Dear Program Colleagues,

I want to apologize for not doing a better job of handling the termination of our relationship with news analyst Juan Williams. While we stand firmly behind that decision, I regret that we did not take the time to prepare our program partners and provide you with the tools to cope with the fallout from this episode. I know you all felt the reverberations and are on the front lines every day responding to your listeners and talking to the public

This was a decision of principle, made to protect NPR’s integrity and values as a news organization. Juan Williams’ comments on Fox News last Monday were the latest in a series of deeply troubling incidents over several years. In each of those instances, he was contacted and the incident was discussed with him. He was explicitly and repeatedly asked to respect NPR’s standards and to avoid expressing strong personal opinions on controversial subjects in public settings, as that is inconsistent with his role as an NPR news analyst. After this latest incident, we felt compelled to act. I acknowledge that reasonable people can disagree about timing: whether NPR should have ended its relationship with Juan Williams earlier, on the occasion of other incidents; or whether this final episode warranted immediate termination of his contract.

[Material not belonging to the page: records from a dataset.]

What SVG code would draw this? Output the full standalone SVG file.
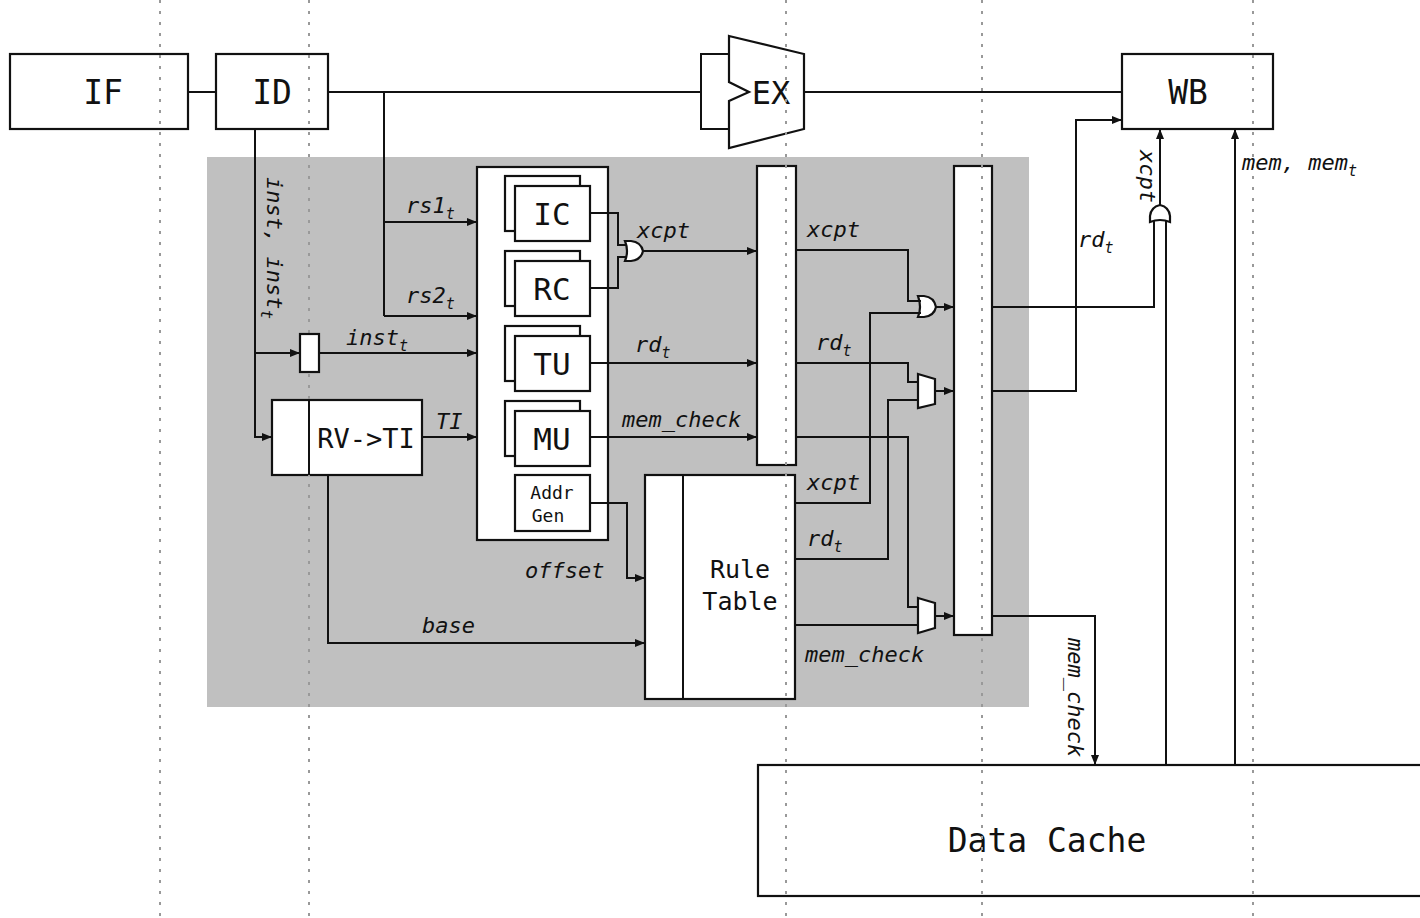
<svg xmlns="http://www.w3.org/2000/svg" width="1420" height="918" viewBox="0 0 1420 918">
<style>
.box{fill:#fff;stroke:#111;stroke-width:2.2}
.w{fill:none;stroke:#111;stroke-width:2}
.big{font-family:"DejaVu Sans Mono","Liberation Mono",monospace;fill:#111;text-anchor:middle}
.lbl{font-family:"DejaVu Sans Mono","Liberation Mono",monospace;font-style:italic;font-size:22px;fill:#111}
.dot{stroke:#999;stroke-width:2;stroke-dasharray:3 8}
</style>
<defs>
<marker id="ah" viewBox="0 0 10 10" refX="10" refY="5" markerWidth="10" markerHeight="10" markerUnits="userSpaceOnUse" orient="auto">
<path d="M0,1 L10,5 L0,9 z" fill="#111"/>
</marker>
</defs>
<rect width="1420" height="918" fill="#fff"/>
<rect id="tagbox" x="207" y="157" width="822" height="550" fill="#c0c0c0"/>

<g id="IF"><rect class="box" x="10" y="54" width="178" height="75"/><text class="big" x="103" y="104" font-size="33">IF</text></g>
<g id="ID"><rect class="box" x="216" y="54" width="112" height="75"/><text class="big" x="272" y="104" font-size="33">ID</text></g>
<g id="EX">
<path class="w" d="M701,92 V54 H729 M701,92 V129 H729"/>
<path class="box" d="M729,36 L804,54 L804,129 L729,148 L729,101 L749,92 L729,82 Z"/>
<text class="big" x="771" y="104" font-size="32">EX</text>
</g>
<g id="WB"><rect class="box" x="1122" y="54" width="151" height="75"/><text class="big" x="1188" y="104" font-size="33">WB</text></g>

<g id="RVTI"><rect class="box" x="272" y="400" width="150" height="75"/><text class="big" x="366" y="448" font-size="27">RV-&gt;TI</text></g>

<g id="TagUnit">
<rect class="box" x="477" y="167" width="131" height="373"/>
<g id="IC"><rect class="box" x="505" y="176" width="75" height="55"/><rect class="box" x="515" y="186" width="75" height="55"/><text class="big" x="552" y="225" font-size="31">IC</text></g>
<g id="RC"><rect class="box" x="505" y="251" width="75" height="55"/><rect class="box" x="515" y="261" width="75" height="55"/><text class="big" x="552" y="300" font-size="31">RC</text></g>
<g id="TU"><rect class="box" x="505" y="326" width="75" height="55"/><rect class="box" x="515" y="336" width="75" height="55"/><text class="big" x="552" y="375" font-size="31">TU</text></g>
<g id="MU"><rect class="box" x="505" y="401" width="75" height="55"/><rect class="box" x="515" y="411" width="75" height="55"/><text class="big" x="552" y="450" font-size="31">MU</text></g>
<g id="AddrGen"><rect class="box" x="515" y="475" width="75" height="56"/><text class="big" x="552" y="499" font-size="18">Addr</text><text class="big" x="548" y="522" font-size="18">Gen</text></g>
</g>

<g id="PipeReg1"><rect class="box" x="757" y="166" width="39" height="299"/></g>
<g id="PipeReg2"><rect class="box" x="954" y="166" width="38" height="469"/></g>
<g id="RuleTable"><rect class="box" x="645" y="475" width="150" height="224"/><line class="w" x1="683" y1="475" x2="683" y2="699"/><text class="big" x="740" y="578" font-size="25">Rule</text><text class="big" x="740" y="610" font-size="25">Table</text></g>
<g id="DataCache"><rect class="box" x="758" y="765" width="670" height="131"/><text class="big" x="1047" y="852" font-size="33">Data Cache</text></g>

<g id="gates">
<path id="or1" class="box" d="M625,241 H631 Q641,242 643,251 Q641,260 631,261 H625 Q629,251 625,241 Z"/>
<path id="or2" class="box" d="M918,296 H924 Q934,297 936,307 Q934,316 924,317 H918 Q922,307 918,296 Z"/>
<path id="or3" class="box" d="M1150,222 V216 Q1151,207 1160,205 Q1169,207 1170,216 V222 Q1160,218 1150,222 Z"/>
<polygon id="mux1" class="box" points="918,374 935,379 935,404 918,408"/>
<polygon id="mux2" class="box" points="918,598 935,603 935,628 918,633"/>
</g>

<g id="grid">
<line class="dot" x1="160" y1="0" x2="160" y2="918"/>
<line class="dot" x1="309" y1="0" x2="309" y2="918"/>
<line class="dot" x1="786" y1="0" x2="786" y2="918"/>
<line class="dot" x1="982" y1="0" x2="982" y2="918"/>
<line class="dot" x1="1253" y1="0" x2="1253" y2="918"/>
</g>

<g id="InstReg"><rect class="box" x="300" y="334" width="19" height="38"/></g>
<line id="RVTI-split" class="w" x1="309" y1="400" x2="309" y2="475"/>

<g id="connectors" class="w">
<path d="M188,92 H216"/>
<path d="M328,92 H701"/>
<path d="M804,92 H1122"/>
<path d="M384,92 V316"/>
<path d="M384,222 H477" marker-end="url(#ah)"/>
<path d="M384,316 H477" marker-end="url(#ah)"/>
<path d="M255,129 V437 H272" marker-end="url(#ah)"/>
<path d="M255,353 H300" marker-end="url(#ah)"/>
<path d="M319,353 H477" marker-end="url(#ah)"/>
<path d="M422,437 H477" marker-end="url(#ah)"/>
<path d="M328,475 V643 H645" marker-end="url(#ah)"/>
<path d="M590,503 H627 V578 H645" marker-end="url(#ah)"/>
<path d="M590,213 H618 V245 H627"/>
<path d="M590,288 H618 V257 H627"/>
<path d="M643,251 H757" marker-end="url(#ah)"/>
<path d="M590,363 H757" marker-end="url(#ah)"/>
<path d="M590,437 H757" marker-end="url(#ah)"/>
<path d="M796,250 H908 V301 H921"/>
<path d="M796,503 H870 V313 H921"/>
<path d="M936,307 H954" marker-end="url(#ah)"/>
<path d="M796,363 H908 V382 H918"/>
<path d="M796,559 H888 V400 H918"/>
<path d="M935,391 H954" marker-end="url(#ah)"/>
<path d="M796,437 H908 V607 H918"/>
<path d="M796,625 H918"/>
<path d="M935,616 H954" marker-end="url(#ah)"/>
<path d="M992,307 H1154 V220"/>
<path d="M1166,765 V220"/>
<path d="M1160,205 V129" marker-end="url(#ah)"/>
<path d="M992,391 H1076 V120 H1122" marker-end="url(#ah)"/>
<path d="M992,616 H1095 V765" marker-end="url(#ah)"/>
<path d="M1235,765 V129" marker-end="url(#ah)"/>
</g>

<g id="labels">
<text class="lbl" transform="translate(267,177) rotate(90)" font-size="23">inst, inst<tspan dy="6" font-size="16">t</tspan></text>
<text class="lbl" x="406" y="213">rs1<tspan dy="6" font-size="15">t</tspan></text>
<text class="lbl" x="406" y="303">rs2<tspan dy="6" font-size="15">t</tspan></text>
<text class="lbl" x="346" y="345">inst<tspan dy="6" font-size="15">t</tspan></text>
<text class="lbl" x="436" y="429">TI</text>
<text class="lbl" x="637" y="238">xcpt</text>
<text class="lbl" x="635" y="352">rd<tspan dy="6" font-size="15">t</tspan></text>
<text class="lbl" x="622" y="427">mem_check</text>
<text class="lbl" x="807" y="237">xcpt</text>
<text class="lbl" x="816" y="350">rd<tspan dy="6" font-size="15">t</tspan></text>
<text class="lbl" x="807" y="490">xcpt</text>
<text class="lbl" x="807" y="546">rd<tspan dy="6" font-size="15">t</tspan></text>
<text class="lbl" x="805" y="662">mem_check</text>
<text class="lbl" x="525" y="578">offset</text>
<text class="lbl" x="422" y="633">base</text>
<text class="lbl" x="1078" y="247">rd<tspan dy="6" font-size="15">t</tspan></text>
<text class="lbl" x="1242" y="170">mem, mem<tspan dy="6" font-size="15">t</tspan></text>
<text class="lbl" transform="translate(1140,150) rotate(90)">xcpt</text>
<text class="lbl" transform="translate(1068,638) rotate(90)">mem_check</text>
</g>
</svg>
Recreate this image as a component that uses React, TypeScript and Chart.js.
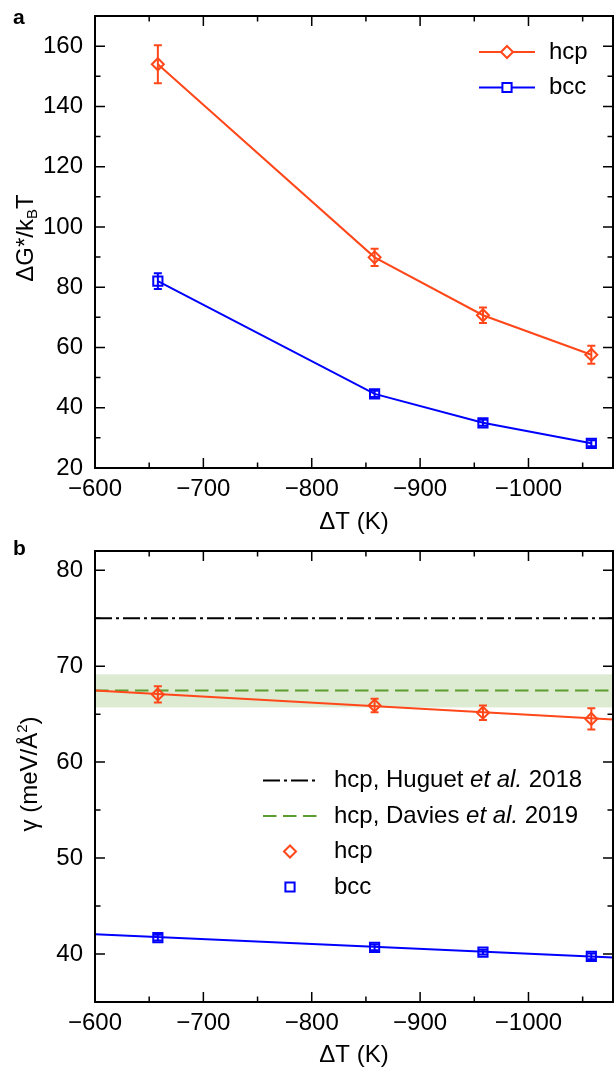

In any event, the process that followed the decision was unfortunate – including not meeting with Juan Williams in person – and I take full responsibility for that. We have already begun a thorough review of all aspects of our performance in this instance, a process that will continue in the coming days and weeks. We will also review and re-articulate our written ethics guidelines to make them as clear and relevant as possible for our acquired show partners, our staff, Member stations and the public.

The news and media world is changing swiftly and radically; traditional standards and practices are under siege. This requires us to redouble our attention to how we interpret and live up to our values and standards. We are confident that NPR’s integrity and dedication to the highest values in journalism and our commitment to serving as a national forum for the respectful discussion of diverse ideas will continue to earn the support of a growing audience.

I stand by my decision to end NPR’s relationship with Juan Williams, but deeply regret the way I handled and explained it. You have my pledge that the NPR team and I will reflect on all aspects of our actions, and strive to improve them in the future.

What troubles me (other than the politics of the situation), is the national airing of an employee’s poor performance.

An employee’s record is not a public record but rather a confidential agreement between employee and employer. By announcing that Mr. Williams should have been terminated earlier, Ms. Schiller broke that agreement and has now set an unintentional precedent for all NPR employees: “Say something stupid on air and we’ll make sure everyone knows about your performance.”

While I don’t think Ms. Schiller is a Communist (not that it would bother me if she were), nor do I necessarily think that NPR was wrong in terminating Mr. Williams, I do think that she could have handled the situation in a more professional manner.